John Wilson, 80, who campaigned to improve the lives of disabled people around the world and founded the organization that became Sightsavers International, died at his home in Brighton, England, on Nov. 24. The cause of death was not disclosed.
Mr. Wilson was only 12 when a glass test tube exploded in his face in a school lab, leaving him permanently blinded. In 1946, the British government sent him on a fact-finding mission to conduct a survey of blindness in Britain's overseas territories. The trip changed his life. With his wife, he discovered a community in Ghana plagued by blindness. The couple dubbed the disease "river blindness" and began international campaigns to eradicate it, leading to a massive drop in cases.
In 1950, Mr. Wilson created the Royal Commonwealth Society for the Blind, now known as Sightsavers International, to help the blind in countries around the world. As head of the charity, he distributed Braille study packs, brought ophthalmic surgeons to remote regions in India and Pakistan and helped save the sight of thousands of babies in Bangladesh in 1972 by distributing Vitamin A tablets to prevent blindness from malnutrition. He also established the International Agency for the Prevention of Blindness and the international charity Impact.
Bethel Leslie, 70, a Tony-nominated actress in theater, films and television shows such as "Gunsmoke," died Nov. 28 of cancer, the Associated Press reported in New York.
Ms.
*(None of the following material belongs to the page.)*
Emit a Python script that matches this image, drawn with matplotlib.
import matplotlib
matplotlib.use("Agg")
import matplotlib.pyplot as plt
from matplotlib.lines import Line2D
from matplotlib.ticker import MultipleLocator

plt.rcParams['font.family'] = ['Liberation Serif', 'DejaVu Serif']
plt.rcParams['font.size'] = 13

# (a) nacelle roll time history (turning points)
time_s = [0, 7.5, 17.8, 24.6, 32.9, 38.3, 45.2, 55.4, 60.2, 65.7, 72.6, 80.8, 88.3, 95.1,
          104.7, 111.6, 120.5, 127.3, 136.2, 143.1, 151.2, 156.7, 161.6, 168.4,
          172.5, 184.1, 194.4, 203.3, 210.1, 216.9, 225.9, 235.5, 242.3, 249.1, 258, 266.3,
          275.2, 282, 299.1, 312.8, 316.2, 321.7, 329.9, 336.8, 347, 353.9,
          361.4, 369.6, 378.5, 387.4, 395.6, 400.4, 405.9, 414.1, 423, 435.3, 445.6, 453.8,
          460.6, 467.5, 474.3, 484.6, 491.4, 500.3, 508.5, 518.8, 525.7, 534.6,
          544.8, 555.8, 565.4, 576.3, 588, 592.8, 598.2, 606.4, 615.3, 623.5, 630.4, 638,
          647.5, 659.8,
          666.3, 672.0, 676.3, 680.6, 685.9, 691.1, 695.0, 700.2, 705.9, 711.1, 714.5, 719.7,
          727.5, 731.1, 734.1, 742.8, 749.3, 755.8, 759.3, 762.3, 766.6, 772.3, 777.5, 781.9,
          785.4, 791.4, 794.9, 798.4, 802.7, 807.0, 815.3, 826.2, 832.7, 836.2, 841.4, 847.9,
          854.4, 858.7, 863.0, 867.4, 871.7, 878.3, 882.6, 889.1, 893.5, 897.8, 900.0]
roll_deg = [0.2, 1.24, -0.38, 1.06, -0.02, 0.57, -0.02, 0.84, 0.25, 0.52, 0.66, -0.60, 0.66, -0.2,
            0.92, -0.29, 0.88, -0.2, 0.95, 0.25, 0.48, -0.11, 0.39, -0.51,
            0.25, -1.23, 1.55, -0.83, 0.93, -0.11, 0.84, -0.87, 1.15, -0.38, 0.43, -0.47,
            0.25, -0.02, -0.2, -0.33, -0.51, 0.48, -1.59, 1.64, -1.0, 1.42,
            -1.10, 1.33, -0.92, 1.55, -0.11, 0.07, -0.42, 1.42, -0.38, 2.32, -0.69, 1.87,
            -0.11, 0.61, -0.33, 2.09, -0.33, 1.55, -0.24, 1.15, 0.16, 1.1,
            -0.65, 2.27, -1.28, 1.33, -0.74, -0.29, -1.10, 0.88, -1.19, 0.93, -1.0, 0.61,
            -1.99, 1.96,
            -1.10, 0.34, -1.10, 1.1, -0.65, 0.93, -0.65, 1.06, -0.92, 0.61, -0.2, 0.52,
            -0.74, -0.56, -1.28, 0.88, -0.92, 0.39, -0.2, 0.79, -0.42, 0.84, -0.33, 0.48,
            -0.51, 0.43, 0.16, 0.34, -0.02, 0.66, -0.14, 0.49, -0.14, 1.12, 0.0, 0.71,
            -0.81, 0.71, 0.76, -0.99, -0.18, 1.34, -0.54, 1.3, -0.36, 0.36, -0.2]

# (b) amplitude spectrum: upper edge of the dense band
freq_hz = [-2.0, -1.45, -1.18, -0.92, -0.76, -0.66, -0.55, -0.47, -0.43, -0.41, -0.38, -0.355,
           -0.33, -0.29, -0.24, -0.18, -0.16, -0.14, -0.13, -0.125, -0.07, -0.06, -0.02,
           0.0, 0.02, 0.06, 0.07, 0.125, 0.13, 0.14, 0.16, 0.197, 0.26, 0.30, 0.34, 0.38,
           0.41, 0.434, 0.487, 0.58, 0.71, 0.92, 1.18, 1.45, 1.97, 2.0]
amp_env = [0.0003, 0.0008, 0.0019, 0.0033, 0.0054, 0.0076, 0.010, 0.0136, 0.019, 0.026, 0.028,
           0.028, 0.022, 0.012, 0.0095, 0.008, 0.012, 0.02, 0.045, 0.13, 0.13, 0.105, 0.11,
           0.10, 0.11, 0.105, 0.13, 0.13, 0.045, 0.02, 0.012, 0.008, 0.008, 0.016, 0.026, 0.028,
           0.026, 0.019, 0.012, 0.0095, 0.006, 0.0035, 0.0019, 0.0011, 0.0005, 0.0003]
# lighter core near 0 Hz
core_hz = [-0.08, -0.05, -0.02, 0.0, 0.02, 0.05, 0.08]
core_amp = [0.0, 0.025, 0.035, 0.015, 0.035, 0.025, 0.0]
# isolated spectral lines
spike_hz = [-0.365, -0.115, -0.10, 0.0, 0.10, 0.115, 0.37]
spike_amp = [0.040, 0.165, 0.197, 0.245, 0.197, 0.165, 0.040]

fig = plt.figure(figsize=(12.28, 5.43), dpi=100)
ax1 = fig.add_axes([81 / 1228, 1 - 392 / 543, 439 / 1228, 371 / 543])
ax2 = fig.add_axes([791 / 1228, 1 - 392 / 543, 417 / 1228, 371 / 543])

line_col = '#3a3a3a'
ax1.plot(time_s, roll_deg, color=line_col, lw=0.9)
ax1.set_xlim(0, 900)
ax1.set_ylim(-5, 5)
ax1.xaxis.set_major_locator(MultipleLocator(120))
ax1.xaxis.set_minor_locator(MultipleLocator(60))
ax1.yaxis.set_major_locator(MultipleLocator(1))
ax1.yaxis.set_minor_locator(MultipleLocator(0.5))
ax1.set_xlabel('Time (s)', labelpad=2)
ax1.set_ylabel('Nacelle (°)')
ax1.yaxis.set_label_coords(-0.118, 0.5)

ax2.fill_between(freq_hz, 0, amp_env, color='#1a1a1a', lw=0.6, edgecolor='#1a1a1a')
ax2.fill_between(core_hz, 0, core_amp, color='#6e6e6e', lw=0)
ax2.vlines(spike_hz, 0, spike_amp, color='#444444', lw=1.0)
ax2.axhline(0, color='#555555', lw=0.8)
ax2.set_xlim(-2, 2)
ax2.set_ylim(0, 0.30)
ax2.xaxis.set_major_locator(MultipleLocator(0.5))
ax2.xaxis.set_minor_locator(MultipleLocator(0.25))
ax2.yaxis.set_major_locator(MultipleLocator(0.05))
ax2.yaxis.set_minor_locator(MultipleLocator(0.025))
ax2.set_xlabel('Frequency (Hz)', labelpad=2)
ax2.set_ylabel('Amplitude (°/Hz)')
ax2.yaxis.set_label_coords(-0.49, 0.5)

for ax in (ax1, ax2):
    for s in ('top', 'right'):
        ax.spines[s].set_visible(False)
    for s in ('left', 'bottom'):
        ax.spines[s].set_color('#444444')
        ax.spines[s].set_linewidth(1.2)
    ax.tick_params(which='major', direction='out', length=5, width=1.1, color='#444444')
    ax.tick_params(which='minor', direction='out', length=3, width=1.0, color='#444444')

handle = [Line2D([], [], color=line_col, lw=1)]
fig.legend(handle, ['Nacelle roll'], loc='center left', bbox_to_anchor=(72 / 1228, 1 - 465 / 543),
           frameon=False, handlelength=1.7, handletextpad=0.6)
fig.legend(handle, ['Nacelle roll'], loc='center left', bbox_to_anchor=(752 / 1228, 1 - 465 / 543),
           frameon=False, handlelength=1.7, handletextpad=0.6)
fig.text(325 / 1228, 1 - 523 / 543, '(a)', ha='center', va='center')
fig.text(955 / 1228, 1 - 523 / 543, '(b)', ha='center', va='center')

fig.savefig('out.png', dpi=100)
Leslie was a 15-year-old student when she was discovered by producer George Abbott, who cast her as the girl next door in the 1944 Broadway production of the comedy "Snafu." She appeared in 10 Broadway plays before she was 25 and acted alongside Fredric March, Sam Wanamaker and Helen Hayes, among others. In 1955, she played the conflicted daughter of a Bible-wielding preacher in "Inherit the Wind." The show earned her strong reviews and a ticket to Hollywood, where she appeared on "Gunsmoke," "Perry Mason" and "The Fugitive."
Ms. Leslie's first film was 1964's "Captain Newman, M.D.," in which she played the wife of a traumatized Air Force pilot, played by Robert Duvall. In 1986, she was nominated for a Tony for her work as the morphine-addicted mother in Eugene O'Neill's "Long Day's Journey Into Night."
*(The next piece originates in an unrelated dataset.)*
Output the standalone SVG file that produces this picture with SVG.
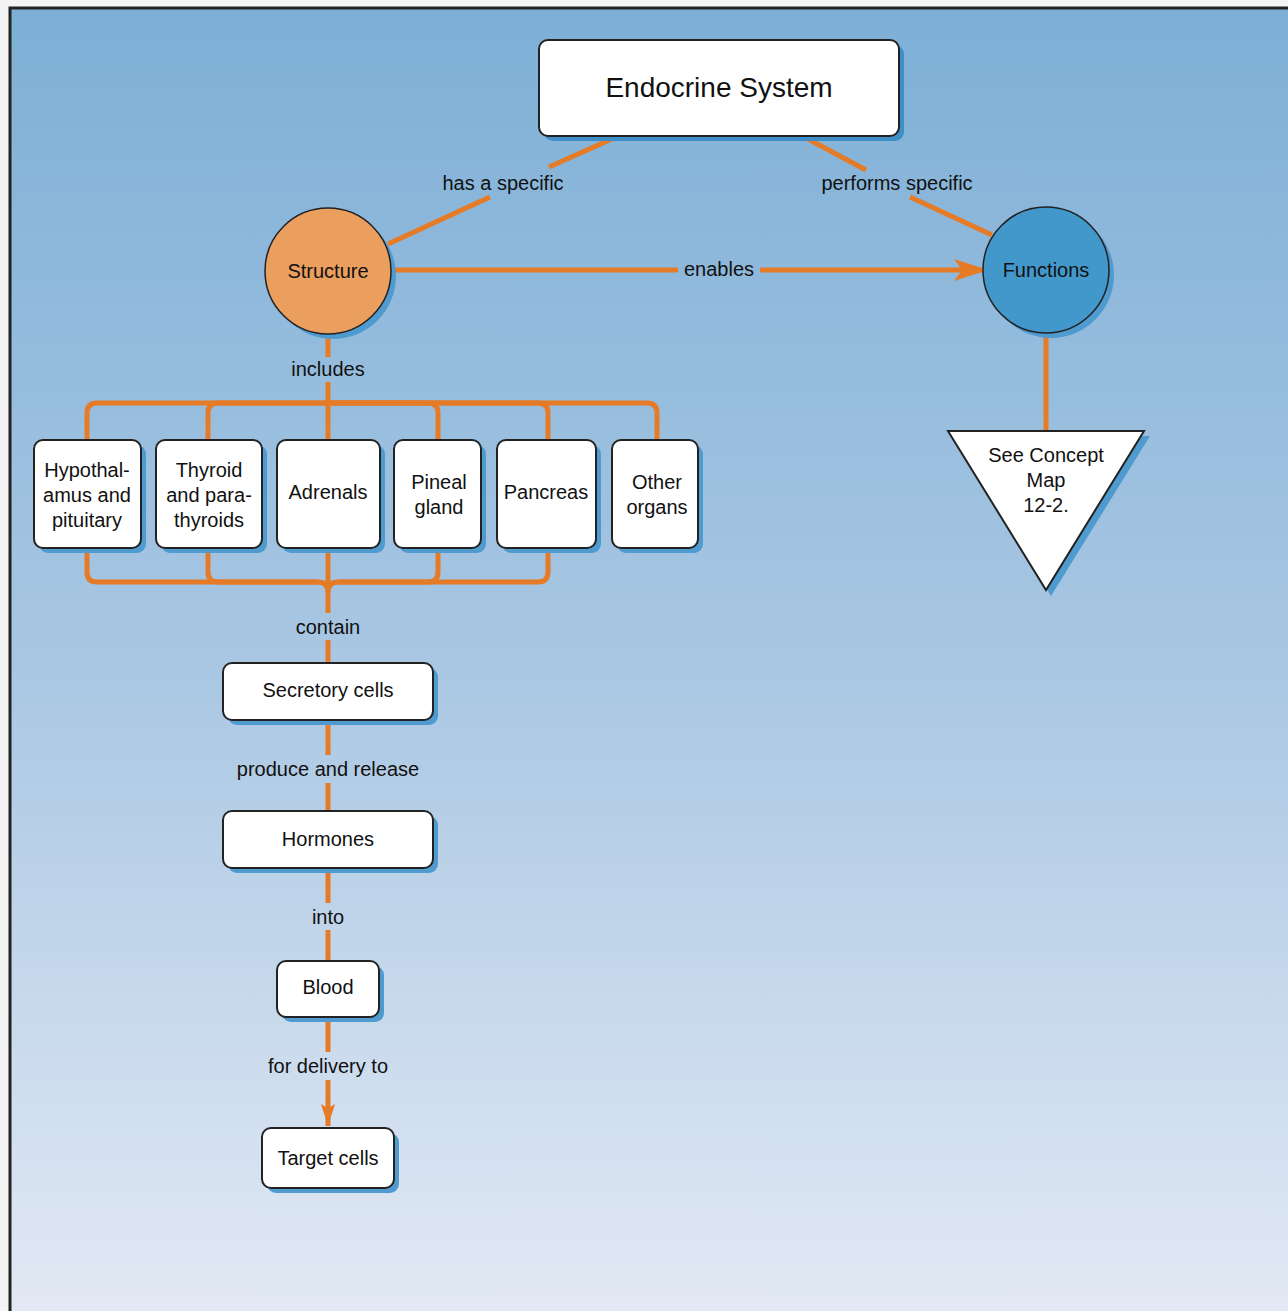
<svg xmlns="http://www.w3.org/2000/svg" width="1288" height="1311" viewBox="0 0 1288 1311">
<defs>
<linearGradient id="bg" x1="0" y1="0" x2="0" y2="1">
<stop offset="0" stop-color="#7dafd6"/>
<stop offset="0.5" stop-color="#a9c7e3"/>
<stop offset="1" stop-color="#e4eaf5"/>
</linearGradient>
<marker id="arrowL" viewBox="0 0 34 22" refX="34" refY="11" markerWidth="34" markerHeight="22" markerUnits="userSpaceOnUse" orient="auto">
<path d="M0,0 L34,11 L0,22 L8,11 Z" fill="#e57b26"/>
</marker>
<marker id="arrowS" viewBox="0 0 22 14" refX="22" refY="7" markerWidth="22" markerHeight="14" markerUnits="userSpaceOnUse" orient="auto">
<path d="M0,0 L22,7 L0,14 L4,7 Z" fill="#e57b26"/>
</marker>
</defs>
<style>
.box{fill:#fff;stroke:#222;stroke-width:2}
.shadow{fill:#4f9bd0}
.conn{fill:none;stroke:#e57b26;stroke-width:5}
text{font-family:"Liberation Sans",Arial,sans-serif;font-size:20px;fill:#111;text-anchor:middle}
.title{font-size:28px}
</style>
<rect x="0" y="0" width="1288" height="1311" fill="#f4f4f4"/>
<rect x="10" y="8" width="1290" height="1320" fill="url(#bg)" stroke="#232323" stroke-width="3"/>

<g id="connectors">
<path class="conn" d="M614,138 L549,167"/>
<path class="conn" d="M490,197 L388,244"/>
<text x="503" y="190">has a specific</text>
<path class="conn" d="M806,138 L866,170"/>
<path class="conn" d="M910,197 L992,235"/>
<text x="897" y="190">performs specific</text>
<path class="conn" d="M395,270 H678"/>
<path class="conn" d="M760,270 H988" marker-end="url(#arrowL)"/>
<text x="719" y="276">enables</text>
<path class="conn" d="M328,336 V357"/>
<path class="conn" d="M328,382 V440"/>
<text x="328" y="376">includes</text>
<path class="conn" d="M328,403 H97 Q87,403 87,413 V440"/>
<path class="conn" d="M328,403 H218 Q208,403 208,413 V440"/>
<path class="conn" d="M328,403 H428 Q438,403 438,413 V440"/>
<path class="conn" d="M328,403 H538 Q548,403 548,413 V440"/>
<path class="conn" d="M328,403 H647 Q657,403 657,413 V440"/>
<path class="conn" d="M87,548 V572 Q87,582 97,582 H318 Q328,582 328,592"/>
<path class="conn" d="M208,548 V572 Q208,582 218,582 H318"/>
<path class="conn" d="M438,548 V572 Q438,582 428,582 H338 Q328,582 328,592"/>
<path class="conn" d="M548,548 V572 Q548,582 538,582 H338"/>
<path class="conn" d="M328,548 V613"/>
<path class="conn" d="M328,640 V663"/>
<text x="328" y="634">contain</text>
<path class="conn" d="M328,720 V755"/>
<path class="conn" d="M328,783 V811"/>
<text x="328" y="776">produce and release</text>
<path class="conn" d="M328,868 V903"/>
<path class="conn" d="M328,930 V961"/>
<text x="328" y="924">into</text>
<path class="conn" d="M328,1017 V1052"/>
<path class="conn" d="M328,1080 V1126" marker-end="url(#arrowS)"/>
<text x="328" y="1073">for delivery to</text>
<path class="conn" d="M1046,334 V431"/>
</g>

<g id="endocrine-system">
<rect x="544" y="45" width="360" height="96" rx="9" fill="#3e8fc8"/>
<rect class="box" x="539" y="40" width="360" height="96" rx="9" stroke-width="2.5"/>
<text class="title" x="719" y="97">Endocrine System</text>
</g>

<g id="structure">
<circle class="shadow" cx="333" cy="276" r="63"/>
<circle cx="328" cy="271" r="63" fill="#eb9f5f" stroke="#222" stroke-width="1.5"/>
<text x="328" y="278">Structure</text>
</g>

<g id="functions">
<circle class="shadow" cx="1051" cy="275" r="63"/>
<circle cx="1046" cy="270" r="63" fill="#4398cb" stroke="#222" stroke-width="1.5"/>
<text x="1046" y="277">Functions</text>
</g>

<g id="see-concept-map">
<polygon class="shadow" points="953,436 1150,436 1051,596"/>
<polygon class="box" points="948,431 1144,431 1046,590" stroke-width="1.5"/>
<text x="1046" y="462">See Concept</text>
<text x="1046" y="487">Map</text>
<text x="1046" y="512">12-2.</text>
</g>

<g id="hypothalamus">
<rect class="shadow" x="39" y="445" width="107" height="108" rx="9"/>
<rect class="box" x="34" y="440" width="107" height="108" rx="9"/>
<text x="87" y="477">Hypothal-</text>
<text x="87" y="502">amus and</text>
<text x="87" y="527">pituitary</text>
</g>

<g id="thyroid">
<rect class="shadow" x="161" y="445" width="106" height="108" rx="9"/>
<rect class="box" x="156" y="440" width="106" height="108" rx="9"/>
<text x="209" y="477">Thyroid</text>
<text x="209" y="502">and para-</text>
<text x="209" y="527">thyroids</text>
</g>

<g id="adrenals">
<rect class="shadow" x="282" y="445" width="103" height="108" rx="9"/>
<rect class="box" x="277" y="440" width="103" height="108" rx="9"/>
<text x="328" y="499">Adrenals</text>
</g>

<g id="pineal">
<rect class="shadow" x="399" y="445" width="87" height="108" rx="9"/>
<rect class="box" x="394" y="440" width="87" height="108" rx="9"/>
<text x="439" y="489">Pineal</text>
<text x="439" y="514">gland</text>
</g>

<g id="pancreas">
<rect class="shadow" x="502" y="445" width="99" height="108" rx="9"/>
<rect class="box" x="497" y="440" width="99" height="108" rx="9"/>
<text x="546" y="499">Pancreas</text>
</g>

<g id="other-organs">
<rect class="shadow" x="617" y="445" width="86" height="108" rx="9"/>
<rect class="box" x="612" y="440" width="86" height="108" rx="9"/>
<text x="657" y="489">Other</text>
<text x="657" y="514">organs</text>
</g>

<g id="secretory-cells">
<rect class="shadow" x="228" y="668" width="210" height="57" rx="9"/>
<rect class="box" x="223" y="663" width="210" height="57" rx="9"/>
<text x="328" y="697">Secretory cells</text>
</g>

<g id="hormones">
<rect class="shadow" x="228" y="816" width="210" height="57" rx="9"/>
<rect class="box" x="223" y="811" width="210" height="57" rx="9"/>
<text x="328" y="846">Hormones</text>
</g>

<g id="blood">
<rect class="shadow" x="282" y="966" width="102" height="56" rx="9"/>
<rect class="box" x="277" y="961" width="102" height="56" rx="9"/>
<text x="328" y="994">Blood</text>
</g>

<g id="target-cells">
<rect class="shadow" x="267" y="1133" width="132" height="60" rx="9"/>
<rect class="box" x="262" y="1128" width="132" height="60" rx="9"/>
<text x="328" y="1165">Target cells</text>
</g>
</svg>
John Berry, 82, the American filmmaker who was blacklisted in the 1950s after making a documentary in support of the "Hollywood Ten," died Nov. 29 in Paris after a bout with pleurisy.
Mr. Berry left the United States for France after making "The Hollywood Ten," a documentary supporting American directors accused of being members of the Communist Party. Embraced by the French film establishment, he made several commercial successes, including "Ca Va Barder" ("Things are Going to Get Tough") starring Eddie Constantine. He also worked in London as a theater director.
He returned to the United States in 1974 to make the movie "Claudine." Other hits included "Thieves" and "The Bad News Bears Go to Japan" in 1978.